A study by analysts at the London School of Economics and Political Science has predicted a 0.68 percent reduction in China’s gross domestic product (GDP) and a 0.11 percent reduction in the European Union’s GDP.

India, Indonesia and Brazil, meanwhile, would see GDP losses of 0.03 percent, 0.06 percent and 0.07 percent, respectively, according to the study.

Given Trump’s reputation for unpredictability and policy-making on the fly, however, it is difficult to predict how far he might actually go with tariffs once in office.

The Republican has made no secret of his enthusiasm for protectionist policies.

During his campaign, he declared “tariff” his favourite word and the “most beautiful word in the dictionary”, and cited the protectionist policies of former President William McKinley, who governed from 1897 to 1901, as an inspiration.

In September, Trump took the usual step of threatening an individual company, the agricultural manufacturer John Deere, with a 200 percent tariff if it moved production to Mexico.

Last month, he pledged to keep Chinese cars made in Mexico out of the US, saying he would impose “whatever tariffs are required – 100 percent, 200 percent, 1,000 percent”.

“There are those among Trump supporters, according to press reports, who say that the tariffs are mainly a negotiating ploy. But that is not what the former president is saying,” Alan Wm Wolff, a researcher at the Washington, DC-based Peterson Institute for International Economics, said in an analysis published last month.

“If we are to take Trump at his word, there is no telling what tariffs there will be.”

Trump’s economic plans threaten to harm emerging economies in other ways, too.

The US dollar is likely to strengthen as higher inflation due to tariffs prompts the Federal Reserve to raise interest rates.

When the dollar rises, other countries see their currencies depreciate, raising the cost of imports.

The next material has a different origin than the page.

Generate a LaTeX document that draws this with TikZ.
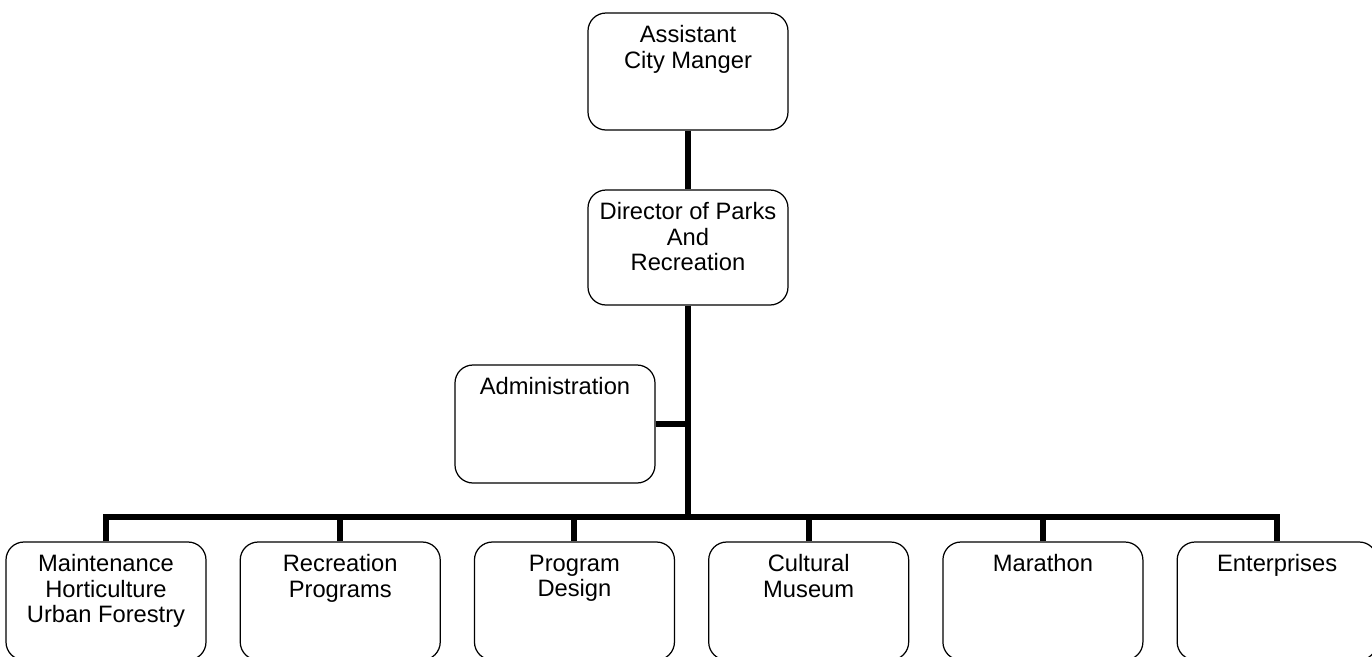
\documentclass[tikz,border=0pt]{standalone}
\usepackage{fontspec}
\setmainfont{Liberation Sans}
\usetikzlibrary{positioning}

\begin{document}
\begin{tikzpicture}[
    node distance=0.66cm,
    unit/.style={rectangle, draw, rounded corners=0.36cm, line width=0.7pt, minimum width=4cm, minimum height=2.34cm, inner sep=0pt},
    title/.style={anchor=north, align=center, inner sep=0pt, yshift=-0.26cm, font=\fontsize{13.5}{14.4}\selectfont},
    link/.style={line width=3.4pt}
]
\useasboundingbox (0,0) rectangle (27.44,-13.12);
\clip (0,0) rectangle (27.44,-13.12);
% Top
\node[unit, label={[title]north:Assistant\\City Manger}] (acm) at (13.76,-1.43) {};
% Director
\node[unit, minimum height=2.3cm, label={[title]north:Director of Parks\\And\\Recreation}] (director) at (13.76,-4.95) {};
% Administration
\node[unit, minimum height=2.36cm, label={[title]north:Administration}] (admin) at (11.1,-8.48) {};
% Divisions
\node[unit, minimum height=2.36cm, label={[title]north:Maintenance\\Horticulture\\Urban Forestry}] (maint) at (2.12,-12.02) {};
\node[unit, minimum height=2.36cm, right=of maint, label={[title]north:Recreation\\Programs}] (recprog) {};
\node[unit, minimum height=2.36cm, right=of recprog, label={[title]north:Program\\Design}] (design) {};
\node[unit, minimum height=2.36cm, right=of design, label={[title]north:Cultural\\Museum}] (museum) {};
\node[unit, minimum height=2.36cm, right=of museum, label={[title]north:Marathon}] (marathon) {};
\node[unit, minimum height=2.36cm, right=of marathon, label={[title]north:Enterprises}] (enterprises) {};
% Lines
\coordinate (hub) at (13.76,-10.34);
\draw[link] (acm) -- (director);
\draw[link] (director) -- (hub);
\draw[link] (admin.east) -- (admin.east -| hub);
\draw[link] (maint.north) |- (hub);
\draw[link] (recprog.north) |- (hub);
\draw[link] (design.north) |- (hub);
\draw[link] (museum.north) |- (hub);
\draw[link] (marathon.north) |- (hub);
\draw[link] (enterprises.north) |- (hub);
\end{tikzpicture}
\end{document}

A stronger dollar also makes it more burdensome for governments to repay their dollar-denominated debt.

Trump’s challenges to the independence of the Federal Reserve, whose decisions on interest rates reverberate globally, have also raised alarm.

Politicising the central bank would risk undermining the credibility of the dollar and US bonds, with potentially catastrophic consequences for global financial stability.

“If financial markets believe the Fed’s independence is compromised – or could become so – under Trump, it will have significant ramifications,” The Financial Times warned in an editorial earlier this year.

“Inflation expectations could de-anchor, particularly given Trump’s plans to cut taxes and raise tariffs. This would add upward pressure to US Treasury bond yields. America’s debt ratio is on an unsustainable path as it is.”